On 4/10/2018 5:18 PM, Kevin Bourrillion wrote:
On Tue, Apr 10, 2018 at 1:50 PM, Brian Goetz <brian.go...@oracle.com
<mailto:brian.go...@oracle.com>> wrote:
3. If the input contains *any* tab characters at all (except
any that are
part of the trailing whitespace), then this method cannot know
that it
isn't jumbling the end result, and maybe it should just throw.
I think there's a middle ground, where it strips any common
whitespace prefix. So if every line starts with
tab-tab-space-space, it can safely strip this.
My point is that this is /not/ safe, if by "safe" we mean "you will
see the same relative indentation you saw in the source". /Any/ tab
has the potential to suddenly be worth a different number of spaces,
once some prefix of any kind has been removed.

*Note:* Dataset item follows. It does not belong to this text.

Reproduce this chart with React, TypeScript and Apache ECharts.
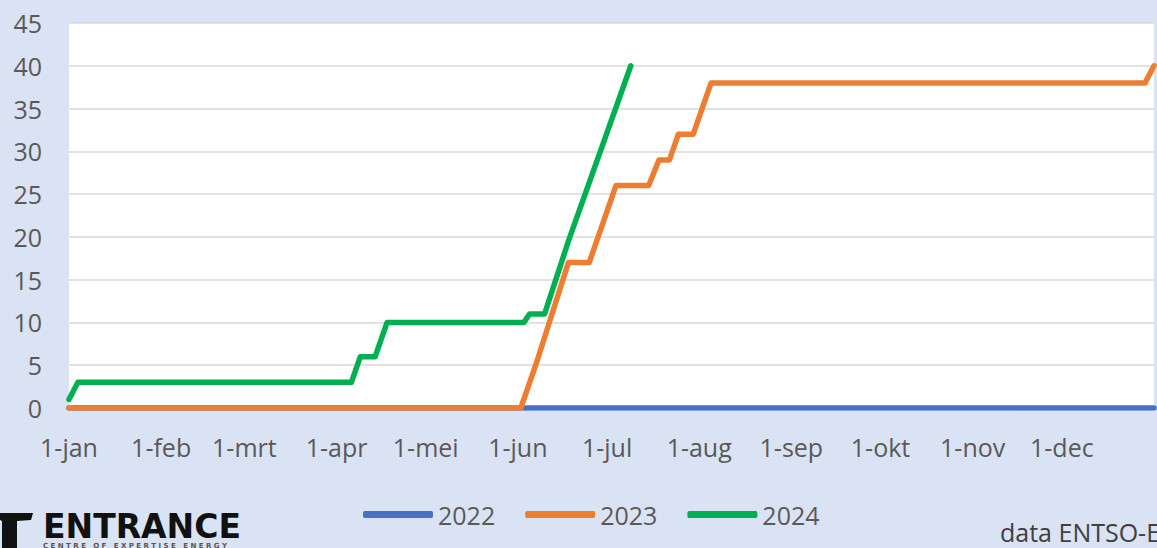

That's not what I mean by safe. I mean that one could have reasonably
predicted what string was going to result. Developers who use randomly
mixed spaces and tabs do not deserve to see the same relative indentation.
While I personally dislike tabs, I accept that some people like them,
and if used responsibly and consistently, we can all get along. But
using them inconsistently across lines of a multiple-line expression, or
using them after leading spaces, are not high on my list of situations
we should cater to.
5. If we do end up in a world where we have to call this for
almost every
one of our tens of thousands of multi-line RSLs... is it
strange that I
feel like I would prefer it was static? It seems like it would
look a lot
more normal that way visually. Ugh...
I think this is likely to vary subjectively a lot. Some people
like that the instance method is mostly out of the way; others
like the up-front shouting of the static method.
Is it just potayto, potahto, or does one of the snippets above appear
a lot more consistent with how Java code has always looked?
I think its pota{y,h}to as to which is more likely to trigger
indignation at the compiler for having forced them to muck up their
code. And, a certain degree of fashion; chaining is "in" these days.